With the Dodgers struggling to stay out of fourth place in their division and a whirlwind of bad press about the ownership in recent weeks, it seems only natural to have thoughts about the end days and be troubled with existential crises. You find yourself asking, what does it all mean to be a Dodger fan, or simply even a baseball fan in this world of gluttony and greed, waste and want. At a recent ballgame, the thought struck me: Being a fan of Major League Baseball is a lot like eating meat. You know there are heinous practices behind the product you consume, but it tastes so damn good. There is cruelty, heartbreak and moral outrage, and yet you can’t resist. A good ballgame is like a strip of filet mignon or a seared tuna steak; rich in flavor, savory to taste, physically fulfilling. And yet every meal is tainted by lurking thoughts of environmental decay, of burning rainforest, of depleted fish populations. The planet is in peril you know, but you go right on eating. The question is: How do we reconcile our passion for the game with those ugly practices of major league sports, which are destroying our world?

Baseball is unique among sports. Is there any other game that excites the imagination and inspires visions of glory quite like it? It is a strange game involving so much anticipation, so much steady worry; a game of patience, of waiting, a game that some people mistake for being slow. When things happen in the game, they happen lightening quick – the 95-mile-per-hour pitch, the 120-mile-per-hour ricochet of the ball off the bat. In these moments of sudden action, the attention of all is focused. Baseball is, above all, a game of fixed points of attention. When dozens, hundreds, thousands or millions of people focus their attention simultaneously on a little white ball, there is a mysterious unity.

Then there are the curious rituals of the game: the singing of the anthem, the rules of engagement carefully observed by the players and upheld by umpires in dark suits. If an alien were to stumble upon a game in play he/she/it might mistake it for a religious ceremony.

Indeed, there is something about the game that inspires a kind of religious mania, a sensation of something sacred at hand. Fans can resemble zealots complete with a desire to convert the uninitiated. I know that whenever I go to a ballgame with friends, I am secretly hoping they will be as captivated as I am, that the game will come to one defining climactic moment and seduce yet a few more fanatics.

The Dodgers have a history of using religious references to describe their home field. The road that travels around the stadium is called Elysian Park Avenue, a reference to Greek mythology’s notion of paradise. The inner confines of the stadium are commonly referred to as “Blue Heaven on Earth.” Even the stadium itself, with its highly praised classic design, has been playfully called the Taj Mahal of ballparks.

There is something sublime about the game that calls to mind a vision of paradise and was not lost on the people who built Dodger Stadium. The point seems particularly urgent today as corporate interests increasingly dominate the game and the modern stadium. Dodger Stadium is a perfect case in point.

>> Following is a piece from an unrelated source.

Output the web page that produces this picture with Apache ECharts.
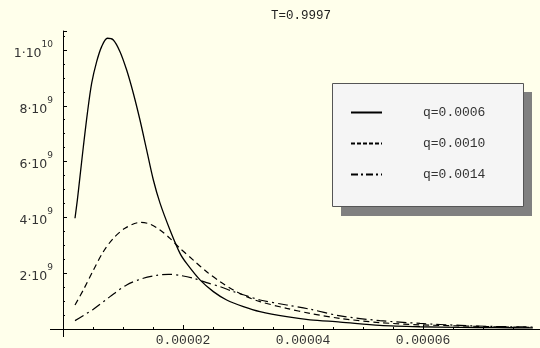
<!DOCTYPE html>
<html>
<head>
<meta charset="utf-8">
<script src="https://cdn.jsdelivr.net/npm/echarts@6/dist/echarts.min.js"></script>
<style>
 html, body { margin: 0; padding: 0; background: #ffffeb; }
 #chart { width: 540px; height: 348px; }
</style>
</head>
<body>
<div id="chart"></div>
<script>
 var chart = echarts.init(document.getElementById('chart'));

 var names = ['q=0.0006', 'q=0.0010', 'q=0.0014'];

 // x in units of 1e-5, y in units of 1e9
 var q0006 = [
     [0.200, 3.97], [0.239, 4.62], [0.283, 5.46], [0.339, 6.53], [0.406, 7.73],
     [0.478, 8.81], [0.561, 9.58], [0.644, 10.12], [0.739, 10.42], [0.839, 10.36],
     [0.950, 9.94], [1.061, 9.28], [1.172, 8.45], [1.283, 7.49], [1.394, 6.42],
     [1.506, 5.34], [1.617, 4.51], [1.783, 3.55], [1.950, 2.71], [2.060, 2.35],
     [2.283, 1.76], [2.506, 1.34], [2.728, 1.04], [3.006, 0.80], [3.283, 0.62],
     [3.728, 0.44], [4.117, 0.33], [4.62, 0.25], [5.28, 0.13], [5.95, 0.08],
     [6.62, 0.06], [7.20, 0.05], [7.83, 0.04]
 ];
 var q0010 = [
     [0.200, 0.86], [0.339, 1.40], [0.506, 2.11], [0.672, 2.77], [0.839, 3.25],
     [1.033, 3.61], [1.283, 3.82], [1.450, 3.76], [1.617, 3.55], [1.783, 3.25],
     [1.950, 2.89], [2.172, 2.47], [2.394, 2.05], [2.617, 1.70], [2.839, 1.40],
     [3.060, 1.16], [3.283, 0.98], [3.728, 0.74], [4.117, 0.56], [4.62, 0.38],
     [5.28, 0.23], [5.95, 0.15], [6.62, 0.11], [7.20, 0.08], [7.83, 0.06]
 ];
 var q0014 = [
     [0.200, 0.30], [0.506, 0.71], [0.783, 1.16], [1.061, 1.58], [1.339, 1.82],
     [1.561, 1.92], [1.756, 1.96], [1.950, 1.92], [2.172, 1.82], [2.394, 1.66],
     [2.617, 1.52], [2.839, 1.34], [3.060, 1.19], [3.283, 1.04], [3.728, 0.86],
     [4.117, 0.71], [4.62, 0.47], [5.28, 0.30], [5.95, 0.20], [6.62, 0.13],
     [7.20, 0.09], [7.83, 0.07]
 ];

 function scale(arr) {
     return arr.map(function (p) { return [p[0] * 1e-5, p[1] * 1e9]; });
 }

 var mono = '"Liberation Mono", "DejaVu Sans Mono", monospace';
 var sans = '"DejaVu Sans", sans-serif';

 var lineBase = {
     type: 'line',
     showSymbol: false,
     symbol: 'none',
     smooth: 0.3,
     silent: true
 };

 var option = {
     backgroundColor: '#ffffeb',
     animation: false,
     title: {
         text: 'T=0.9997',
         left: 301,
         top: 9,
         padding: 0,
         textAlign: 'center',
         textStyle: {
             fontFamily: mono,
             fontWeight: 'normal',
             fontSize: 12.5,
             color: '#222'
         }
     },
     grid: {
         left: 63,
         right: 0,
         top: 31,
         bottom: 19
     },
     xAxis: {
         type: 'value',
         min: 0,
         max: 7.95e-5,
         interval: 2e-5,
         axisLine: { lineStyle: { color: '#000', width: 1 } },
         axisTick: { inside: true, length: 4, lineStyle: { color: '#000' } },
         minorTick: { show: true, splitNumber: 4, length: 2, lineStyle: { color: '#000' } },
         splitLine: { show: false },
         axisLabel: {
             showMinLabel: false,
             showMaxLabel: false,
             margin: 5,
             fontFamily: mono,
             fontSize: 13,
             color: '#333',
             formatter: function (v) { return v.toFixed(5); }
         }
     },
     yAxis: {
         type: 'value',
         min: 0,
         max: 1.068e10,
         interval: 2e9,
         axisLine: { show: true, lineStyle: { color: '#000', width: 1 } },
         axisTick: { show: true, inside: true, length: 4, lineStyle: { color: '#000' } },
         minorTick: { show: true, splitNumber: 4, length: 2, lineStyle: { color: '#000' } },
         splitLine: { show: false },
         axisLabel: {
             showMinLabel: false,
             showMaxLabel: false,
             margin: 10,
             formatter: function (v) {
                 if (v >= 1e10) return '{b|1·10}{s|10}';
                 return '{b|' + Math.round(v / 1e9) + '·10}{s|9}';
             },
             rich: {
                 b: { fontFamily: sans, fontSize: 12.5, color: '#333', lineHeight: 20, verticalAlign: 'bottom' },
                 s: { fontFamily: sans, fontSize: 9, color: '#333', lineHeight: 20, verticalAlign: 'top' }
             }
         }
     },
     legend: {
         data: [
             { name: names[0] },
             { name: names[1], lineStyle: { type: [4, 2] } },
             { name: names[2], lineStyle: { type: [7, 3, 2, 3] } }
         ],
         orient: 'vertical',
         left: 350,
         top: 106,
         z: 20,
         padding: 0,
         itemWidth: 31,
         itemHeight: 14,
         itemGap: 18,
         itemStyle: { opacity: 0 },
         textStyle: {
             fontFamily: mono,
             fontSize: 13,
             color: '#333',
             padding: [0, 0, 0, 36]
         }
     },
     graphic: [
         { type: 'rect', z: 1, shape: { x: 341, y: 92, width: 191, height: 124 }, style: { fill: '#808080' } },
         { type: 'rect', z: 2, shape: { x: 332.5, y: 83.5, width: 191, height: 123 }, style: { fill: '#f5f5f5', stroke: '#555', lineWidth: 1 } },
         { type: 'line', z: 2, shape: { x1: 50, y1: 329.5, x2: 63, y2: 329.5 }, style: { stroke: '#000', lineWidth: 1 } },
         { type: 'line', z: 2, shape: { x1: 63.5, y1: 329, x2: 63.5, y2: 337 }, style: { stroke: '#000', lineWidth: 1 } }
     ],
     series: [
         Object.assign({}, lineBase, {
             name: names[0],
             data: scale(q0006),
             lineStyle: { color: '#000', width: 1.3, type: 'solid' },
             itemStyle: { color: '#000' }
         }),
         Object.assign({}, lineBase, {
             name: names[1],
             data: scale(q0010),
             lineStyle: { color: '#000', width: 1.2, type: [6, 4] },
             itemStyle: { color: '#000' }
         }),
         Object.assign({}, lineBase, {
             name: names[2],
             data: scale(q0014),
             lineStyle: { color: '#000', width: 1.2, type: [10, 4, 2, 4] },
             itemStyle: { color: '#000' }
         })
     ]
 };

 chart.setOption(option);
</script>
</body>
</html>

I can still recall my first impressions of the stadium as a child and pinpoint the moments I was converted to the baseball faith. Like a peasant in medieval Europe wandering into a gothic cathedral, I was dumbstruck by the grandness of it all: the massive green field, the multiple levels, the hills around the stadium.

Dodger Stadium was a very different place back then. Looking out toward the outfield you could count exactly two circular orange logos for 76 Gasoline above the scoreboard and big screen. At present there are 43 fixtures of advertising that sell everything from Kaiser health insurance to gambling at San Manuel Indian Bingo and Casino. These don’t include the two screens built into the outfield fences, which shine in bright lights multiple ads throughout the game.

An electronic strip over a thousand feet in length wraps around the field along the length of the grandstands just below the loge level section. They flash brightly lit graphic ads throughout the game. LED screens have even been installed on the sides of the field and behind home plate. These also run during the game. Then, of course, there is the big screen television above left field that broadcasts commercials during innings. To watch a game at Dodger Stadium these days is to be assaulted by advertising on all sides. The sacred unity of attention which baseball possesses is thus disturbed by all the noise of advertising. In this time of change, when questions abound about the future of the Dodger organization, it seems worthwhile to remember where they’ve been, see the present for what it is and dream a little about what the future might be.